Les « autorités judiciaires » figuraient toujours au centre des premiers projets de loi sur la surveillance. Désormais, il est plutôt question d’« autorités compétentes », autrement dit de services de renseignement, comme le « Bundesnachrichtendienst » allemand (BND). Bien qu’ils soient théoriquement soumis à l’État de droit, ils manquent souvent de transparence dans leurs actions.
Ainsi en mai 2019, le BND a été rappelé à l’ordre par la Cour constitutionnelle, considérant que leurs pratiques d’espionnage des personnes à l’étranger étaient contraires à la loi.
Le militant Viktor Schlüter est également inquiet à cet égard. « C’est comme si l’on ordonnait que les courriers épistolaires ne soient pas rédigés dans un style trop ornementé afin d’être mieux interceptés et lus », a fait valoir le cofondateur de l’initiative « Digitale Freiheit [Liberté numérique] » auprès d’Euractiv Allemagne. Il se demande en outre comment il est possible « qu’après des attaques, dans lesquelles les autorités ont commis des erreurs, ces mêmes autorités se voient attribuer davantage de compétences en matière de surveillance ».

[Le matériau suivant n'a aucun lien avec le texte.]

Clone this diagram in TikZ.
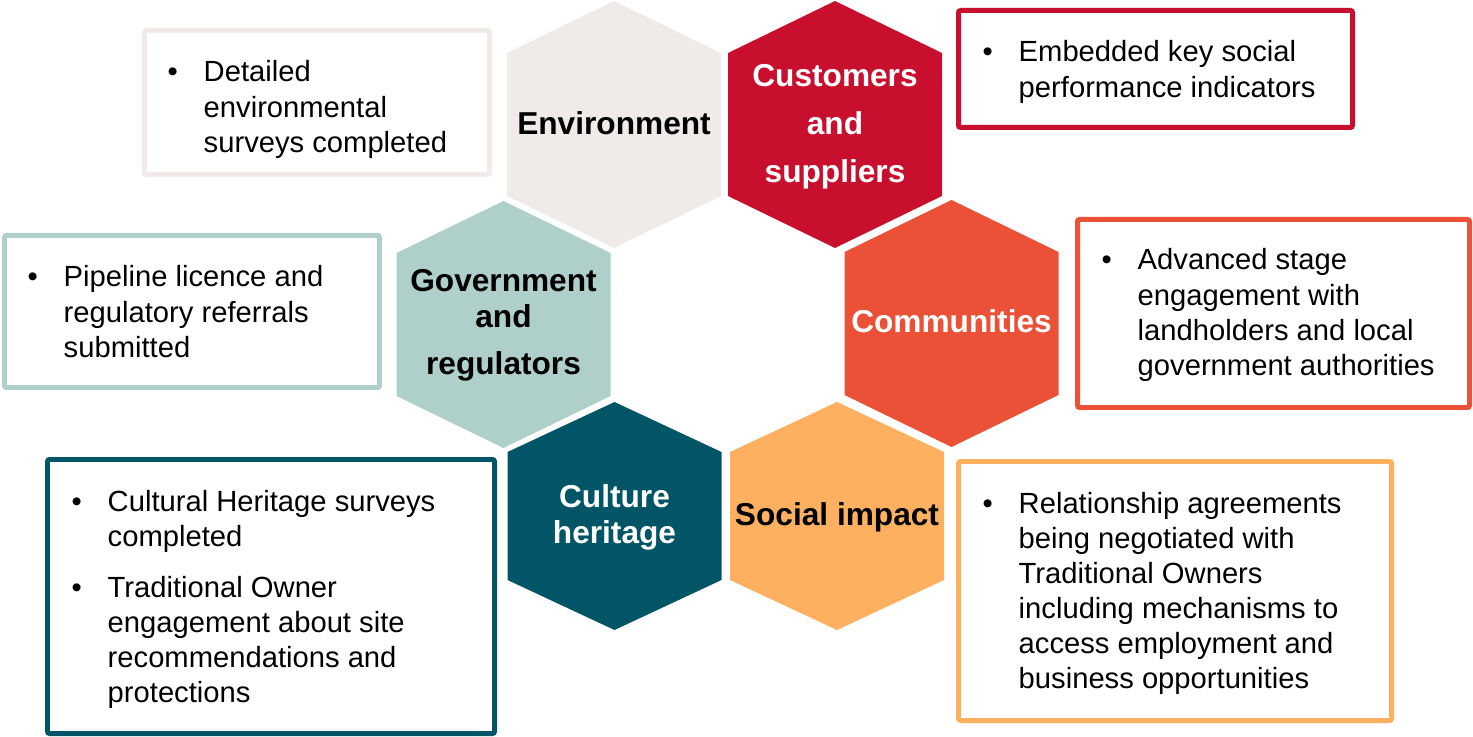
\documentclass[tikz,border=0pt]{standalone}
\usepackage{fontspec}
\setmainfont{Liberation Sans}
\usepackage{tikz}
\usetikzlibrary{fit}
\definecolor{envgray}{RGB}{240, 235, 233}
\definecolor{custred}{RGB}{200, 16, 46}
\definecolor{govteal}{RGB}{174, 207, 202}
\definecolor{commorange}{RGB}{234, 81, 54}
\definecolor{cultteal}{RGB}{1, 85, 102}
\definecolor{socorange}{RGB}{253, 177, 96}

\tikzset{
  infobox/.style={draw=#1, line width=1.42pt, rounded corners=0.6pt, inner sep=0pt, fill=white},
  infotext/.style={anchor=base west, inner sep=0pt, font=\fontsize{8.3pt}{9.96pt}\selectfont},
  hexlabel/.style={anchor=base, inner sep=0pt, font=\fontsize{9pt}{10.1pt}\selectfont\bfseries},
}
% centre x, top, bottom, slant height, colour
\newcommand{\hexcell}[5]{%
  \fill[#5] (#1,#2) -- ({#1+107},{#2+#4}) -- ({#1+107},{#3-#4}) -- (#1,#3)
    -- ({#1-107},{#3-#4}) -- ({#1-107},{#2+#4}) -- cycle;}
\newcommand{\bulletlist}[1]{\begin{tabular}[t]{@{}p{0.36cm}@{}l@{}}#1\end{tabular}}
\newcommand{\hexlines}[1]{\begin{tabular}[t]{@{}c@{}}#1\end{tabular}}

\begin{document}
\begin{tikzpicture}[x=0.01cm, y=-0.01cm]
  \useasboundingbox (0,0) rectangle (1473,737);

  % hexagons
  \hexcell{614}{1}{248}{52}{envgray}
  \hexcell{835}{1}{248}{52}{custred}
  \hexcell{503.5}{201}{448}{52}{govteal}
  \hexcell{951.5}{200}{447}{52}{commorange}
  \hexcell{614.5}{402}{630}{50}{cultteal}
  \hexcell{837}{402}{630}{50}{socorange}

  \node[hexlabel] (envlbl) at (614,135) {Environment};
  \node[hexlabel, text=white] (custlbl) at (835,87)
    {\hexlines{Customers\\[3.5pt] and\\[3.5pt] suppliers}};
  \node[hexlabel] (govlbl) at (503.5,292)
    {\hexlines{Government\\ and\\[3.3pt] regulators}};
  \node[hexlabel, text=white] (commlbl) at (951.5,333) {Communities};
  \node[hexlabel, text=white] (cultlbl) at (614.5,508)
    {\hexlines{Culture\\ heritage}};
  \node[hexlabel] (soclbl) at (837,525) {Social impact};

  % text boxes
  \node[infobox=envgray, fit={(144.5,30.5) (489.5,174.5)}] (envbox) {};
  \node[infobox=custred, fit={(958.5,10.5) (1352.5,127.5)}] (custbox) {};
  \node[infobox=govteal, fit={(4.5,235.5) (379.5,387.5)}] (govbox) {};
  \node[infobox=commorange, fit={(1077.5,219.5) (1469.5,407.5)}] (commbox) {};
  \node[infobox=cultteal, fit={(47.5,459.5) (494.5,733.5)}] (cultbox) {};
  \node[infobox=socorange, fit={(958.5,461.5) (1391.5,720.5)}] (socbox) {};

  \node[infotext] (envtxt) at (167,82)
    {\bulletlist{\textbullet & Detailed\\ & environmental\\ & surveys completed}};
  \node[infotext] (custtxt) at (982,62)
    {\bulletlist{\textbullet & Embedded key social\\ & performance indicators}};
  \node[infotext] (govtxt) at (27,287)
    {\bulletlist{\textbullet & Pipeline licence and\\ & regulatory referrals\\ & submitted}};
  \node[infotext] (commtxt) at (1101,270)
    {\bulletlist{\textbullet & Advanced stage\\ & engagement with\\ & landholders and local\\ & government authorities}};
  \node[infotext] (culttxt) at (71,511)
    {\bulletlist{\textbullet & Cultural Heritage surveys\\ & completed\\[0.16cm]
      \textbullet & Traditional Owner\\ & engagement about site\\ & recommendations and\\ & protections}};
  \node[infotext] (soctxt) at (982,513)
    {\bulletlist{\textbullet & Relationship agreements\\ & being negotiated with\\ & Traditional Owners\\
      & including mechanisms to\\ & access employment and\\ & business opportunities}};
\end{tikzpicture}
\end{document}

Dans le cas de l’attentat à Vienne, les services autrichiens de renseignement du pays (BvT) sont sous pression : d’une part, l’assaillant était connu des autorités ; d’autre part, Bratislava avait mis en garde le BvT contre le fait que celui-ci avait acheté des munitions sur le territoire slovaque. Une commission d’enquête a été mandatée afin de définir leur responsabilité des dans l’attaque. Tandis qu’Erich Zwetter, responsable de la lutte antiterroriste à Vienne, a déjà démissionné, l’opposition appelle aussi au retrait du ministre de l’Intérieur Karl Nehammer (ÖVP).
Dans tous les cas, le projet de résolution est désormais entre les mains des groupes de travail du Conseil. Les États peuvent encore s’y opposer.